Given the desire to be taken seriously as a country band and with most of their influences being artists and bands long deceased or disbanded, being boxed into the indie rock world is not what they want. They shoot off old bottle rockets resting in the wet grass, they slam hatchets at beer cans, they skip rocks in southern Indiana. They look like they shop exclusively at a secondhand Cabela's, wearing variations of tan, alpine, grey, and denim, and they tweet about listening to Joni Mitchell's Blue album for the first time while in the freeze of Scandinavia.

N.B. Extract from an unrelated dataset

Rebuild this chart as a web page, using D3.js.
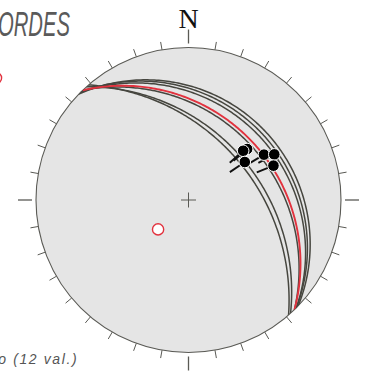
<!DOCTYPE html>
<html><head><meta charset="utf-8">
<script src="https://cdn.jsdelivr.net/npm/d3@7"></script>
<style>html,body{margin:0;padding:0;background:#fff;}svg{display:block;}</style>
</head><body>
<svg id="chart" width="365" height="376"></svg>
<script>
// ---- data ----
const planeDipDir = [48, 49, 46, 45, 45, 44];
const planeDip    = [42, 45, 33, 26, 24, 22];
const meanDipDir = 46;
const meanDip = 31;
const poleTrend = 226;
const polePlunge = 59;
const lineTrend  = [49, 48, 56, 59, 62, 68];
const linePlunge = [36, 38.5, 42, 30, 25, 28];
const tickAzimuths = d3.range(0, 360, 10);
const titleText = "ORDES";
const northLabel = "N";
const noteText = "o (12 val.)";

// ---- layout ----
const cx = 188.5, cy = 200, R = 152.5;
const svg = d3.select("#chart");
const sx = d3.scaleLinear().domain([-1, 1]).range([cx - R, cx + R]);
const sy = d3.scaleLinear().domain([-1, 1]).range([cy + R, cy - R]);
const rad = Math.PI / 180;

// Wulff (equal-angle), lower hemisphere
function proj(trend, plunge) {
  const r = Math.tan((90 - plunge) / 2 * rad);
  return [sx(r * Math.sin(trend * rad)), sy(r * Math.cos(trend * rad))];
}
function greatCircle(dd, dip) {
  const s = (dd - 90) * rad, d = dd * rad, dp = dip * rad;
  const sv = [Math.sin(s), Math.cos(s), 0];
  const dv = [Math.sin(d) * Math.cos(dp), Math.cos(d) * Math.cos(dp), Math.sin(dp)];
  return d3.range(0, 180.5, 1).map(a => {
    const ca = Math.cos(a * rad), sa = Math.sin(a * rad);
    const v = [ca * sv[0] + sa * dv[0], ca * sv[1] + sa * dv[1], ca * sv[2] + sa * dv[2]];
    const tr = Math.atan2(v[0], v[1]) / rad;
    const pl = Math.asin(Math.max(-1, Math.min(1, v[2]))) / rad;
    return proj(tr, pl);
  });
}
const line = d3.line();

// primitive
svg.append("circle").attr("cx", cx).attr("cy", cy).attr("r", R)
  .attr("fill", "#e5e5e5").attr("stroke", "#5a5a55").attr("stroke-width", 1.1);

svg.append("clipPath").attr("id", "prim").append("circle")
  .attr("cx", cx).attr("cy", cy).attr("r", R);
const g = svg.append("g").attr("clip-path", "url(#prim)");

planeDipDir.forEach((dd, i) => {
  g.append("path").attr("d", line(greatCircle(dd, planeDip[i])))
    .attr("fill", "none").attr("stroke", "#46463f").attr("stroke-width", 1.5);
});
g.append("path").attr("d", line(greatCircle(meanDipDir, meanDip)))
  .attr("fill", "none").attr("stroke", "#e2323e").attr("stroke-width", 1.9);

// lineations with tails
lineTrend.forEach((t, i) => {
  const [x, y] = proj(t, linePlunge[i]);
  const ang = Math.atan2(cy - y, cx - x);
  const L = 18;
  g.append("line").attr("x1", x).attr("y1", y)
    .attr("x2", x + L * Math.cos(ang)).attr("y2", y + L * Math.sin(ang))
    .attr("stroke", "#111").attr("stroke-width", 1.9);
});
lineTrend.forEach((t, i) => {
  const [x, y] = proj(t, linePlunge[i]);
  g.append("circle").attr("cx", x).attr("cy", y).attr("r", 5.8)
    .attr("fill", "#000").attr("stroke", "#fff").attr("stroke-width", 1);
});

// center cross
svg.append("path").attr("d", `M${cx - 7.5},${cy}H${cx + 7.5}M${cx},${cy - 7.5}V${cy + 7.5}`)
  .attr("stroke", "#5a5a55").attr("stroke-width", 1);

// pole of mean plane
const pp = proj(poleTrend, polePlunge);
svg.append("circle").attr("cx", pp[0]).attr("cy", pp[1]).attr("r", 5.6)
  .attr("fill", "#fff").attr("stroke", "#e2323e").attr("stroke-width", 1.4);

// ticks
tickAzimuths.forEach(a => {
  const card = a % 90 === 0;
  const r0 = card ? R + 4 : R, r1 = card ? R + 18 : R + 8;
  const s = Math.sin(a * rad), c = Math.cos(a * rad);
  svg.append("line")
    .attr("x1", cx + r0 * s).attr("y1", cy - r0 * c)
    .attr("x2", cx + r1 * s).attr("y2", cy - r1 * c)
    .attr("stroke", "#5a5a55").attr("stroke-width", card ? 1.3 : 1);
});

svg.append("text").attr("x", cx).attr("y", 28).attr("text-anchor", "middle")
  .attr("font-family", "'Liberation Serif', 'DejaVu Serif', serif").attr("font-size", 28)
  .attr("fill", "#111").text(northLabel);

// title (cut at left, as in reference)
svg.append("text").attr("x", 70).attr("y", 36).attr("text-anchor", "end")
  .attr("font-family", "'Liberation Sans Narrow', 'Liberation Sans', sans-serif")
  .attr("font-style", "italic").attr("font-size", 35)
  .attr("textLength", 72).attr("lengthAdjust", "spacingAndGlyphs")
  .attr("fill", "#5a5a5a").text(titleText);

// legend symbol, cut at left
svg.append("circle").attr("cx", -4).attr("cy", 78).attr("r", 5.6)
  .attr("fill", "#fff").attr("stroke", "#e2323e").attr("stroke-width", 1.4);

// note
svg.append("text").attr("x", -1.7).attr("y", 364)
  .attr("font-family", "'Liberation Sans', Arial, sans-serif")
  .attr("font-style", "italic").attr("font-size", 14).attr("letter-spacing", 1.6)
  .attr("fill", "#555").text(noteText);
</script>
</body></html>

I depart from the interview in the house, I leave at the end of the Virgin Hotel concert, both times thanking the members of Whitney for their time. This whirlwind of a band, combining the past with the current, intertwining heartbreak and struggle with relatable and catchy choruses worthy of being played at a folk show but also on Beats1 and at Hype Hotel. With only one single out, I imagine they will be a much larger name by the time 2017 begins. For now, these seven men are beginning to test their wings on the threshold of the world, teetering with stardom through high-pitched harmonies and grins, wool socks and mud boots. Their climb seems inevitable as they grow as one country soul unit, one both rehearsed and organic, one both original and timeless.